§ Data section:
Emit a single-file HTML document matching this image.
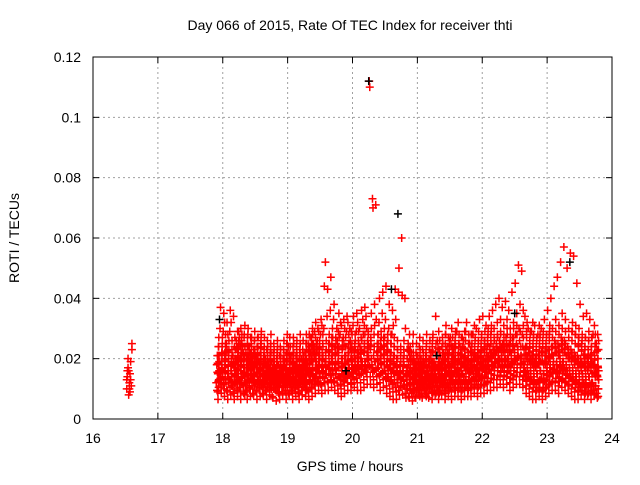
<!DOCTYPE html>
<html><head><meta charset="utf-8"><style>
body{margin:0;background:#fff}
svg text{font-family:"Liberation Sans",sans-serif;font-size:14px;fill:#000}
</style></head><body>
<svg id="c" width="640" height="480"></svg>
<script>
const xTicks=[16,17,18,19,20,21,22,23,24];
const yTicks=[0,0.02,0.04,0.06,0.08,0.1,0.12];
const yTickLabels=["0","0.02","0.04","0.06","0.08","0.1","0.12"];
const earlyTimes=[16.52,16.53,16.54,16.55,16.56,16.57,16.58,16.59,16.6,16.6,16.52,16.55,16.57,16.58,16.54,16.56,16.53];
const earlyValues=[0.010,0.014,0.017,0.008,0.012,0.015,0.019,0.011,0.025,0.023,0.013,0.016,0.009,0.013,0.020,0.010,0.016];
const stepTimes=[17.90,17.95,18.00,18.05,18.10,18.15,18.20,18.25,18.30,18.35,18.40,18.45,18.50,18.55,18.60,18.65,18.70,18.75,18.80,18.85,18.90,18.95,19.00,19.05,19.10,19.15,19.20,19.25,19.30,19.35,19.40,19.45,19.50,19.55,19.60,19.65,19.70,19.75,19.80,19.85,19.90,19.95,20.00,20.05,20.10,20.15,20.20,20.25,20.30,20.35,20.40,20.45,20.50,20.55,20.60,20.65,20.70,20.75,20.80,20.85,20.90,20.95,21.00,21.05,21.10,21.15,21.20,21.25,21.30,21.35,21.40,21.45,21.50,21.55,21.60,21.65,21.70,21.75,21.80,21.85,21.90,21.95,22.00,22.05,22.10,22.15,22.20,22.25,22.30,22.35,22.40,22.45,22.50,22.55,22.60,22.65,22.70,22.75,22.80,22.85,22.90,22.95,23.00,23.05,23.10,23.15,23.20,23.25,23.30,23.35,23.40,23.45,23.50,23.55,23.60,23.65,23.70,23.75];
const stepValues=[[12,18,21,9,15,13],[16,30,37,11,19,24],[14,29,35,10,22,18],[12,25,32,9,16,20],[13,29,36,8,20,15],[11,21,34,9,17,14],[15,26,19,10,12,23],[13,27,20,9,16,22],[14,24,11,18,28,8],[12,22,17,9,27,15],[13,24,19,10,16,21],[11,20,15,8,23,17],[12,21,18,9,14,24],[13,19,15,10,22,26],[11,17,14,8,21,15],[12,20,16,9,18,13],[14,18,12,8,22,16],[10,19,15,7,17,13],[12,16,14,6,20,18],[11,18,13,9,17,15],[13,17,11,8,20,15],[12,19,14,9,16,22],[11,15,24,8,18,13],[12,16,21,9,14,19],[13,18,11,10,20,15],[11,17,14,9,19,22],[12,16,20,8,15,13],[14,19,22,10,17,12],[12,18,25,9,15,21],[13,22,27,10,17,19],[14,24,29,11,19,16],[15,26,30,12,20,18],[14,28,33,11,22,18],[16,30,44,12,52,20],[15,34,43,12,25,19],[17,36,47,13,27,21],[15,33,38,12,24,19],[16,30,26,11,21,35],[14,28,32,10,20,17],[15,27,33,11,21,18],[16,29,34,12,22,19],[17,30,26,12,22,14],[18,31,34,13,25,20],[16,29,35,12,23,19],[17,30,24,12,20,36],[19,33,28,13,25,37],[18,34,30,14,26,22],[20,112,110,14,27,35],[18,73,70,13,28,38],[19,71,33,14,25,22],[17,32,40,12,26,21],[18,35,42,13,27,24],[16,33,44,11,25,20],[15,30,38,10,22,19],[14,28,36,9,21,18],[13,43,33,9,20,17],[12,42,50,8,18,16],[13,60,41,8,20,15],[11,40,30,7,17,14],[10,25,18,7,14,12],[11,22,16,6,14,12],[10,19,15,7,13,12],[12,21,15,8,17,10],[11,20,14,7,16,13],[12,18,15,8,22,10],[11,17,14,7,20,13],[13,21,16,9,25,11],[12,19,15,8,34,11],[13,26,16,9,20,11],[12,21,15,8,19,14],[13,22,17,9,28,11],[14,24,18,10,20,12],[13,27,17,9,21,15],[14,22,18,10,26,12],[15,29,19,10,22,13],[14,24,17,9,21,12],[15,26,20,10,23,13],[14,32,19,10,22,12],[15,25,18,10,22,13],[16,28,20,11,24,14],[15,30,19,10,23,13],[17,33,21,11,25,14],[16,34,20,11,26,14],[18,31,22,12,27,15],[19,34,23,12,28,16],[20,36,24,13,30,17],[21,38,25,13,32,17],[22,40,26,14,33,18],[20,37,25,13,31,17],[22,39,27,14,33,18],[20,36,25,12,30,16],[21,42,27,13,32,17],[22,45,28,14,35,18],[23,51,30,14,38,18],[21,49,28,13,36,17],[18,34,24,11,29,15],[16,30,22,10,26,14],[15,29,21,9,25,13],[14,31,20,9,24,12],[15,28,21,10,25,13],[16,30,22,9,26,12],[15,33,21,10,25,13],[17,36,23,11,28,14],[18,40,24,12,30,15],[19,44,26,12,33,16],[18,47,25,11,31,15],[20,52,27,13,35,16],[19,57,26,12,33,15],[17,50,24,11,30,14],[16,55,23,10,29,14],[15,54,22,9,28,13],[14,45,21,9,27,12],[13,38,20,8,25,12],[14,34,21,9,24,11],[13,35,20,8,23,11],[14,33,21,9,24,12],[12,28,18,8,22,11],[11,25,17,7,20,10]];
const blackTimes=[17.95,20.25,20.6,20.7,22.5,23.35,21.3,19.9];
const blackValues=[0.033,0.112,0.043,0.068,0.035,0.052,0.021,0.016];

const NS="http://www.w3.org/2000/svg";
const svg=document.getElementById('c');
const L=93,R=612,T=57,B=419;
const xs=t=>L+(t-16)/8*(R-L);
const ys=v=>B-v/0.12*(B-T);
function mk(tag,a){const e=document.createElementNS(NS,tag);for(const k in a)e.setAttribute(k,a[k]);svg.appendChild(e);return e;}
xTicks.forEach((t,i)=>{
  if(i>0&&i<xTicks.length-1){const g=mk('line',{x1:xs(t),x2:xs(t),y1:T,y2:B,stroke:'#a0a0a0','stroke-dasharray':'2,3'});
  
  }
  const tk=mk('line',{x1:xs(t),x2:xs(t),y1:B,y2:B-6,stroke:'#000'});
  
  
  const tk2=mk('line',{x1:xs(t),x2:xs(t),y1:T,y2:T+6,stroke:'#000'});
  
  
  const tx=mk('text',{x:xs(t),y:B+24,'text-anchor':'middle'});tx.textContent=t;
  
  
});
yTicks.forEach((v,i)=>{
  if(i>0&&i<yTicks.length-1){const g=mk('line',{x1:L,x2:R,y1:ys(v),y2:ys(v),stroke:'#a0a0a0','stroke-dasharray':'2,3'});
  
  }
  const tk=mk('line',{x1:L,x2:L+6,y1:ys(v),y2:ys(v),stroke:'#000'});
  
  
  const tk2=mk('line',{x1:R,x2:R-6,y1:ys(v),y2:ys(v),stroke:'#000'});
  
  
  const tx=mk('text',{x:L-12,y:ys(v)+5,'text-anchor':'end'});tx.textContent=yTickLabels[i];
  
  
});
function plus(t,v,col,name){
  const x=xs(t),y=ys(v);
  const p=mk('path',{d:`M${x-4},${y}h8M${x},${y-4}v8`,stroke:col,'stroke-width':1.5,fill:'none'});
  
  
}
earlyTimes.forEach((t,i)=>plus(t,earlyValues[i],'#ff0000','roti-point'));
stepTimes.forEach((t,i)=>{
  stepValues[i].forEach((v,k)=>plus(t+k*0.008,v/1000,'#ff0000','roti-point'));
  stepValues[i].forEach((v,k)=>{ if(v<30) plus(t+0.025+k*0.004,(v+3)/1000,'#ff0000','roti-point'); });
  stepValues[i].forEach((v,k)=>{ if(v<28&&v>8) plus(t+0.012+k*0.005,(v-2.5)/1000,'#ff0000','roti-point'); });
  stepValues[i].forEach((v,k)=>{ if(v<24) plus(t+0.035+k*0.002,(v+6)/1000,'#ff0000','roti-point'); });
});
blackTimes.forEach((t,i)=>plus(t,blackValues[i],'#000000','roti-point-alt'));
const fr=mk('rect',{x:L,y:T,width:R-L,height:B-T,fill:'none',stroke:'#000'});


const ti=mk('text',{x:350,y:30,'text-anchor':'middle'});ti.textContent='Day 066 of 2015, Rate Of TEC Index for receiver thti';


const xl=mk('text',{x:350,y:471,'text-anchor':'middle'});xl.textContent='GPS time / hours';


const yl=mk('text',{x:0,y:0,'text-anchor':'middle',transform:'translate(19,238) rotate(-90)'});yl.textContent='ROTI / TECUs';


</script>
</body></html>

§ Exercise details: Select every line above that contains the word "document", and copy it.

§ Solution to the problem:
Emit a single-file HTML document matching this image.
const svg=document.getElementById('c');
function mk(tag,a){const e=document.createElementNS(NS,tag);for(const k in a)e.setAttribute(k,a[k]);svg.appendChild(e);return e;}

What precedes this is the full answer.